The CABS however expressed their commitment to supporting the people of Malawi in their development aspirations and pledged to continue direct aid to the people using “alternative delivery modalities such as project and programme financing, particularly in the sectors of health, education and social protection to ensure that public service delivery to ordinary Malawians is not disrupted”.

The donors have committed to support Malawi in the implementation of a “comprehensive strategic work plan” that will build on the current progress including  implementation of recommendations from the forensic audit report (April-Sep 2013) and other ongoing Public Finance Management interventions.

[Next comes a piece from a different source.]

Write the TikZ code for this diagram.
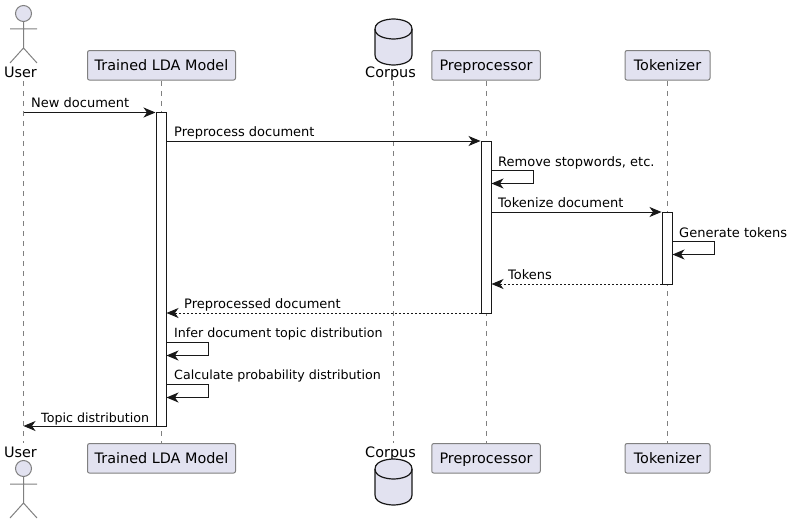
\documentclass[tikz,border=0pt]{standalone}
\usepackage{fontspec}
\setmainfont{DejaVu Sans}
\usetikzlibrary{arrows.meta}

\definecolor{partfill}{HTML}{E2E2F0}
\definecolor{partline}{HTML}{181818}
\definecolor{lifegray}{HTML}{808080}

\tikzset{
    part/.style={draw=lifegray, fill=partfill, rounded corners=2pt, line width=1pt,
        inner sep=0pt, minimum height=29.5pt, text height=11.5pt, text depth=1.5pt,
        font=\fontsize{14.4}{14}\selectfont},
    plainname/.style={inner sep=0pt, anchor=base, font=\fontsize{14.4}{14}\selectfont},
    store/.style={draw=partline, fill=partfill, line width=1.2pt},
    lifeline/.style={draw=lifegray, line width=1pt, dash pattern=on 5pt off 5pt},
    stickman/.style={draw=lifegray, line width=1pt},
    bar/.style={draw=partline, fill=white, line width=1pt, inner sep=0pt, minimum width=10pt},
    msg/.style={draw=partline, line width=1pt, -{Stealth[length=12pt, width=10pt, inset=3.5pt]}},
    reply/.style={msg, dash pattern=on 2pt off 2pt},
    msgtext/.style={anchor=base west, inner sep=0pt, font=\fontsize{13}{13}\selectfont},
    narrowtext/.style={msgtext, font=\fontsize{12.65}{13}\selectfont}
}

\begin{document}
\begin{tikzpicture}[x=1pt, y=-1pt]
    \useasboundingbox (0, 0) rectangle (792, 524);

    % lifelines
    \coordinate (usertop) at (23.5, 81);
    \coordinate (userend) at (23.5, 443);
    \coordinate (modeltop) at (161, 81);
    \coordinate (modelend) at (161, 443);
    \coordinate (corpustop) at (393, 81);
    \coordinate (corpusend) at (393, 443);
    \coordinate (preptop) at (486, 81);
    \coordinate (prepend) at (486, 443);
    \coordinate (toktop) at (667, 81);
    \coordinate (tokend) at (667, 443);
    \draw[lifeline] (usertop) -- (userend);
    \draw[lifeline] (modeltop) -- (modelend);
    \draw[lifeline] (corpustop) -- (corpusend);
    \draw[lifeline] (preptop) -- (prepend);
    \draw[lifeline] (toktop) -- (tokend);

    % actors
    \draw[stickman, fill=partfill] (23.5, 13.5) circle (8);
    \draw[stickman] (23.5, 21.5) -- (23.5, 48) (10, 29) -- (37, 29) (10, 63) -- (23.5, 48) -- (37, 63);
    \node[plainname] (usera) at (20.5, 77.5) {User};
    \node[plainname] (userb) at (20.5, 457) {User};
    \draw[stickman, fill=partfill] (23.5, 468.5) circle (8);
    \draw[stickman] (23.5, 476.5) -- (23.5, 503) (10, 484) -- (37, 484) (10, 518) -- (23.5, 503) -- (37, 518);

    % participants
    \node[part, minimum width=148pt] (modela) at (161.5, 65.3) {Trained LDA Model};
    \node[part, minimum width=148pt] (modelb) at (161.5, 458.3) {Trained LDA Model};
    \node[part, minimum width=108.5pt] (prepa) at (486, 65.3) {Preprocessor};
    \node[part, minimum width=108.5pt] (prepb) at (486, 458.3) {Preprocessor};
    \node[part, minimum width=85pt] (toka) at (667.5, 65.3) {Tokenizer};
    \node[part, minimum width=85pt] (tokb) at (667.5, 458.3) {Tokenizer};

    % database
    \draw[store] (375, 29) .. controls (375, 19) and (393.5, 19) .. (393.5, 19)
        .. controls (393.5, 19) and (412, 19) .. (412, 29) -- (412, 55)
        .. controls (412, 65) and (393.5, 65) .. (393.5, 65)
        .. controls (393.5, 65) and (375, 65) .. (375, 55) -- cycle;
    \draw[store, fill=none] (375, 29) .. controls (375, 39) and (393.5, 39) .. (393.5, 39)
        .. controls (393.5, 39) and (412, 39) .. (412, 29);
    \node[plainname] (corpusla) at (390.5, 77.5) {Corpus};
    \node[plainname] (corpuslb) at (390.5, 457) {Corpus};
    \draw[store] (375, 469) .. controls (375, 459) and (393.5, 459) .. (393.5, 459)
        .. controls (393.5, 459) and (412, 459) .. (412, 469) -- (412, 495)
        .. controls (412, 505) and (393.5, 505) .. (393.5, 505)
        .. controls (393.5, 505) and (375, 505) .. (375, 495) -- cycle;
    \draw[store, fill=none] (375, 469) .. controls (375, 479) and (393.5, 479) .. (393.5, 479)
        .. controls (393.5, 479) and (412, 479) .. (412, 469);

    % activation bars
    \node[bar, minimum height=313.5pt] (modelbar) at (161, 269.25) {};
    \node[bar, minimum height=172pt] (prepbar) at (486, 227) {};
    \node[bar, minimum height=72pt] (tokbar) at (667, 248) {};

    % messages
    \draw[msg] (usertop |- 0, 112.5) -- (modelbar.west |- 0, 112.5);
    \node[msgtext] (m1) at (31, 107.5) {New document};
    \draw[msg] (modelbar.east |- 0, 141) -- (prepbar.west |- 0, 141);
    \node[msgtext] (m2) at (174, 136.5) {Preprocess document};
    \draw[msg] (prepbar.east |- 0, 170.5) -- (533, 170.5) -- (533, 183.5) -- (prepbar.east |- 0, 183.5);
    \node[msgtext] (m3) at (498, 166) {Remove stopwords, etc.};
    \draw[msg] (prepbar.east |- 0, 212) -- (tokbar.west |- 0, 212);
    \node[msgtext] (m4) at (498, 207.5) {Tokenize document};
    \draw[msg] (tokbar.east |- 0, 241.5) -- (714, 241.5) -- (714, 254.5) -- (tokbar.east |- 0, 254.5);
    \node[msgtext] (m5) at (679, 237) {Generate tokens};
    \draw[reply] (tokbar.west |- 0, 284) -- (prepbar.east |- 0, 284);
    \node[msgtext] (m6) at (508, 279.5) {Tokens};
    \draw[reply] (prepbar.west |- 0, 313) -- (modelbar.east |- 0, 313);
    \node[msgtext] (m7) at (184, 308.5) {Preprocessed document};
    \draw[msg] (modelbar.east |- 0, 342.5) -- (208, 342.5) -- (208, 355.5) -- (modelbar.east |- 0, 355.5);
    \node[narrowtext] (m8) at (174, 337.5) {Infer document topic distribution};
    \draw[msg] (modelbar.east |- 0, 384.5) -- (208, 384.5) -- (208, 397.5) -- (modelbar.east |- 0, 397.5);
    \node[narrowtext] (m9) at (174, 379.5) {Calculate probability distribution};
    \draw[msg] (modelbar.west |- 0, 426) -- (usertop |- 0, 426);
    \node[narrowtext] (m10) at (41, 422) {Topic distribution};
\end{tikzpicture}
\end{document}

“The success of this strategic approach over the medium term will require strong political leadership. In this regard, DPs will continue to be in dialogue and supportive of the efforts of the Government – current and in future – to drive the financial management reforms forward until the intended objectives are achieved.

“The aim is to build a credible, effective and efficient public financial management system over the medium term, capable of supporting public goods and service delivery in line with the Government of Malawi’s obligations to its citizens,” said the statement.

The CABS group is composed of African Development Bank, United Kingdom’s Department for International Development, European Union, Germany, Norway, and the World Bank.